The authors drilled down to find that four key behaviors that are critical in making a successful CEO. If boards are able to use these as a yardstick, they might be able to consistently find the right person for the job. Mind you, not everyone excels at all four qualities but the possession of more than one made a marked difference according to the research.
- High performing CEOs are decisive. They make decisions earlier, faster and with greater conviction. And they do so consistently. As one CEO exclaimed… most CEOs who lose their jobs do so because of their indecisiveness.

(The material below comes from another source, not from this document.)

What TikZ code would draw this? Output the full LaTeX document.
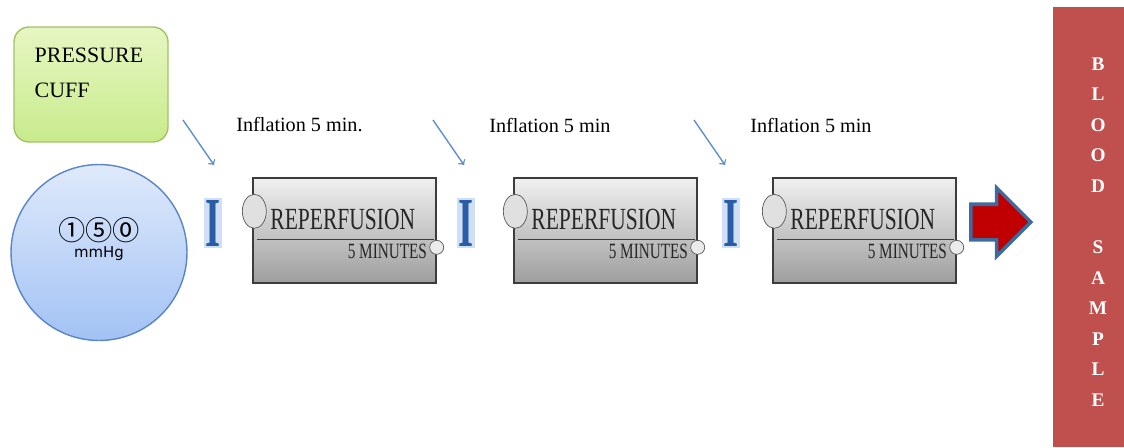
\documentclass[tikz,border=0pt]{standalone}
\usepackage{graphicx}
\usepackage{fontspec}
\setmainfont{Liberation Serif}
\newfontfamily\narrowserif[FakeStretch=0.7]{Liberation Serif}
\newfontfamily\symfont{DejaVu Sans}
\newfontfamily\cjk{Noto Sans CJK SC}
\usetikzlibrary{shapes,arrows,positioning,calc}

\definecolor{cufftop}{HTML}{E6F6C2}
\definecolor{cuffbot}{HTML}{C8EB8C}
\definecolor{cuffline}{HTML}{A3C266}
\definecolor{gaugetop}{HTML}{DFEAFB}
\definecolor{gaugebot}{HTML}{A2C2F4}
\definecolor{gaugeline}{HTML}{5A86C6}
\definecolor{reptop}{HTML}{F0F0F0}
\definecolor{repbot}{HTML}{9E9E9E}
\definecolor{repedge}{HTML}{3C3C3C}
\definecolor{clampblue}{HTML}{2B5DA6}
\definecolor{clampglow}{HTML}{CFE0F6}
\definecolor{pointblue}{HTML}{5F8FCC}
\definecolor{arrowred}{HTML}{C00000}
\definecolor{arrowline}{HTML}{3D6B9F}
\definecolor{bloodred}{HTML}{C0504D}

\begin{document}
\begin{tikzpicture}[x=0.02cm, y=-0.02cm,
        cuffbox/.style={rectangle, draw=cuffline, thick, top color=cufftop, bottom color=cuffbot, rounded corners=0.3cm, minimum width=3.08cm, minimum height=2.3cm},
        gauge/.style={circle, draw=gaugeline, thick, top color=gaugetop, bottom color=gaugebot, minimum size=3.52cm},
        repbox/.style={rectangle, draw=repedge, thick, top color=reptop, bottom color=repbot, minimum width=3.66cm, minimum height=2.1cm},
        reptitle/.style={inner sep=0, font=\narrowserif\fontsize{17.5}{20}\selectfont, text=black!85},
        repsub/.style={inner sep=0, font=\narrowserif\fontsize{12.4}{14}\selectfont, text=black!85},
        divider/.style={draw=repedge, thick},
        bigknob/.style={ellipse, draw=black!65, fill=black!12, minimum width=0.48cm, minimum height=0.68cm, inner sep=0},
        smallknob/.style={circle, draw=black!65, fill=black!8, minimum size=0.28cm, inner sep=0},
        clamp/.style={fill=clampglow, inner sep=1pt, text=clampblue, font=\bfseries\fontsize{40}{40}\selectfont},
        inflabel/.style={inner sep=0, font=\fontsize{11.5}{13}\selectfont},
        pointer/.style={->, pointblue, line width=0.8pt},
        bigarrow/.style={single arrow, draw=arrowline, line width=2pt, fill=arrowred, inner sep=0.32cm, minimum height=1.2cm, single arrow head extend=0.33cm}
    ]
    \useasboundingbox (0,0) rectangle (1124,447);

    % cuff and pressure reading
    \node[cuffbox] (cuff) at (91,84.5) {};
    \node[inner sep=0, anchor=north west, align=left, font=\fontsize{12.5}{19.9}\selectfont] (cufftext) at ($(cuff.north west)+(21,21)$) {PRESSURE\\CUFF};
    \node[inner sep=0, gauge] (gauge) at (99,252.5) {};
    \node[inner sep=0, font=\cjk\fontsize{15.5}{17}\selectfont] (reading) at (99,230) {①⑤⓪};
    \node[inner sep=0, font=\symfont\fontsize{8.5}{10}\selectfont] (unit) at (99,254) {mmHg};

    % three inflation / reperfusion cycles
    \foreach \i/\bx/\ix/\ax/\lx/\lab in {1/253/213/183/236/{Inflation 5 min.},2/514/466/433/489/{Inflation 5 min},3/773/731/694/750/{Inflation 5 min}}{
        \node[repbox] (rep\i) at (\bx+91.5,230.5) {};
        \draw[divider] ($(rep\i.north west)+(5,62)$) -- ($(rep\i.north east)+(-3,62)$);
        \node[reptitle] (title\i) at ($(rep\i.north west)+(90.5,42)$) {REPERFUSION};
        \node[repsub, anchor=east] (sub\i) at ($(rep\i.north west)+(175,74)$) {5 MINUTES};
        \node[bigknob] (knob\i) at ($(rep\i.north west)+(2,34)$) {};
        \node[smallknob] (dot\i) at ($(rep\i.north east)+(0,70)$) {};
        \node[clamp] (clamp\i) at (\ix,223) {\scalebox{0.55}[1]{I}};
        \node[inflabel, anchor=west] (infl\i) at (\lx,125) {\lab};
        \coordinate (tail\i) at (\ax,120);
        \coordinate (tip\i) at (\ax+31,165);
        \draw[pointer] (tail\i) -- (tip\i);
    }

    % to the sample
    \node[bigarrow, anchor=west] (go) at (969,222) {};
    \node[rectangle, fill=bloodred, minimum width=1.42cm, minimum height=8.8cm, inner sep=0] (blood) at (1088.5,227) {};
    \node[inner sep=0, anchor=north, align=center, text=white, font=\bfseries\fontsize{11}{17.4}\selectfont] (bloodtext) at (1098,57) {B\\L\\O\\O\\D\\~\\S\\A\\M\\P\\L\\E};

\end{tikzpicture}
\end{document}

- High performing CEOs engage. The highest performing CEOs engage their stakeholders in order to drive results. They are unrelenting in achieving a deep understanding of what their stakeholders need and what motivates them. They take the energy of their critics and turn it into a positive dynamic. The highest performing CEOs are careful about “emotional contagion.” I love those two words. As an example, that’s when the CEO works out of his or her office with a scowl or any other kind of unintended gesture that sends the wrong signal. It reverberates across the organization. CEOs must be calm under pressure while taking the pulse of their stakeholders on a regular basis.
- High performing CEOs adapt proactively. The authors found that CEOs who adapt at the highest levels are 6.7 times more successful. As the head of McKinsey put it, “It’s dealing with situations that are not in the playbook.” These CEOs spend 50% more of their time on long-term goals and when they do experience setbacks, they learn and grow from them. Unfortunately for CEOs, setbacks are painfully visible.
- High performing CEOs deliver consistently. These CEOs produce results reliably say the authors. “Boards and investors love a steady hand, and employees trust predictable leaders.” Nicely worded. It also all gets down to the wisdom of teams. Having the right team in place is critical and usually the downfall of new CEOs when they don’t make this happen.